Use credit, debit cards for auto-debit? Changes coming into effect from Oct 1
Banks have started informing customers about changes in auto-debit transactions as mandated the the Reserve Bank of India (RBI). The changes will come into effect from October 1, Livemint reported on Monday.
It quoted a communication from Axis Bank, which said, “As per RBI's recurring payment guidelines, w.e.f. 20-09-21, Standing Instructions on your Axis Bank Card(s) for recurring transactions will not be honoured. You can pay the merchant directly using your card for uninterrupted service."
In April, the RBI deferred new rules on automatic debit by six months. It was done on request of banks, customers and the digital payment companies, which said they were unprepared for the March 31 deadline.
The new framework was announced in August 2019, and the RBI had warned that “non-compliance will be dealt with seriously”.
There is fear among digital services operations like the over-the-top (OTT) platforms, which fear that they will lose customers who may henceforth find it more tedious to make payments.
What are the changes coming into effect from October 1?
Under the new rules, all recurring transactions will need additional authentication. For payments exceeding ₹5,000, a one-time password (OTP) will have to be validated by a customer each time a payment is due.
This will apply to all credit and debit cards, both domestic and international.
How will this impact consumers/users?
Since all the standing instructions will not be processed, mandate registration, modification and deletion will require additional factor authentication.

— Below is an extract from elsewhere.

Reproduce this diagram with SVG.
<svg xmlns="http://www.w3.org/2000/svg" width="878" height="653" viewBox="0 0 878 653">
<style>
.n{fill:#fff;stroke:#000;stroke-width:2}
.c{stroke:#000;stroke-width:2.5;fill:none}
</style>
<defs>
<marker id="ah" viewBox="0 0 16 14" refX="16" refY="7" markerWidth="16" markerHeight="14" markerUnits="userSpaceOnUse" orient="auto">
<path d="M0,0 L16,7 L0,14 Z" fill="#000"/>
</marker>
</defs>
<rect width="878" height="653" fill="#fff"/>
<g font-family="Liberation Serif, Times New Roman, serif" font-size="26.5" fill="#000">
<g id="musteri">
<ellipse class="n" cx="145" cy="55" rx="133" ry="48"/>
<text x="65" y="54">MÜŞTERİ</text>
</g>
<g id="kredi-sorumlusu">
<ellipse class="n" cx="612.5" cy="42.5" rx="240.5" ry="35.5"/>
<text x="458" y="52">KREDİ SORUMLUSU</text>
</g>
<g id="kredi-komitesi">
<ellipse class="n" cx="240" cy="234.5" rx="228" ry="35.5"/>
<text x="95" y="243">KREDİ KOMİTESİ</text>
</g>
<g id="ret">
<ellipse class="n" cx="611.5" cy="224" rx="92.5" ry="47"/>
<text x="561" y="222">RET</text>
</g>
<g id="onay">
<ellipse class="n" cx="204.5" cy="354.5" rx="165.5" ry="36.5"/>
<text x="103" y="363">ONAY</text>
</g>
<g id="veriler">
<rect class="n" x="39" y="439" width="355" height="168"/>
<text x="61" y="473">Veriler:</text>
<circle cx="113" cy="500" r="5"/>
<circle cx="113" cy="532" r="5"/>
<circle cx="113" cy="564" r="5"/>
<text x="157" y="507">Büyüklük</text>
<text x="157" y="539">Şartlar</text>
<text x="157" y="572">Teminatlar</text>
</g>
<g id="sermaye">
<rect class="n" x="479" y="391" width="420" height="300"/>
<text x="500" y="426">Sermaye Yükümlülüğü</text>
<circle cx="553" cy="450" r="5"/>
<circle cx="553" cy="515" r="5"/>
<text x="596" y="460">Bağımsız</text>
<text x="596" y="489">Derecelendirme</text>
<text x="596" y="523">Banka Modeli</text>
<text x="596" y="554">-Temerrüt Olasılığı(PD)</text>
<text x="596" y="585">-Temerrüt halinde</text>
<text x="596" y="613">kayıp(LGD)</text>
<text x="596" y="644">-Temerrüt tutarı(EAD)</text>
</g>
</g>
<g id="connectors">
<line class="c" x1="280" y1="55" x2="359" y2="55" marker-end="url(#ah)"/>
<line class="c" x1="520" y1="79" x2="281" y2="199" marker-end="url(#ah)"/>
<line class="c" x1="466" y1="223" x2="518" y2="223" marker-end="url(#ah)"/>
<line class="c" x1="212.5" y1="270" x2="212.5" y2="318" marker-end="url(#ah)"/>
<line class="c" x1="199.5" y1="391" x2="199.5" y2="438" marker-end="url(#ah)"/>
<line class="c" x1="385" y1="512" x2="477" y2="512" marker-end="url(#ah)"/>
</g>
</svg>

A large number of credit and debit card users set auto payment instructions for goods and services ranging from electricity and gas to music and movie subscriptions, and the new rules could lead to chaos for millions of users.
If the standing instructions for bill payments is registered on a user's bank account, there will be no change. The new rules will only impact the standing instructions on debit and credit cards.
What do these changes mean for banks?
For banks and payment institutions, the new rules pose a major challenge. It will require them to overhaul existing recurring payment flows and maintain standardisation for smooth execution of payments.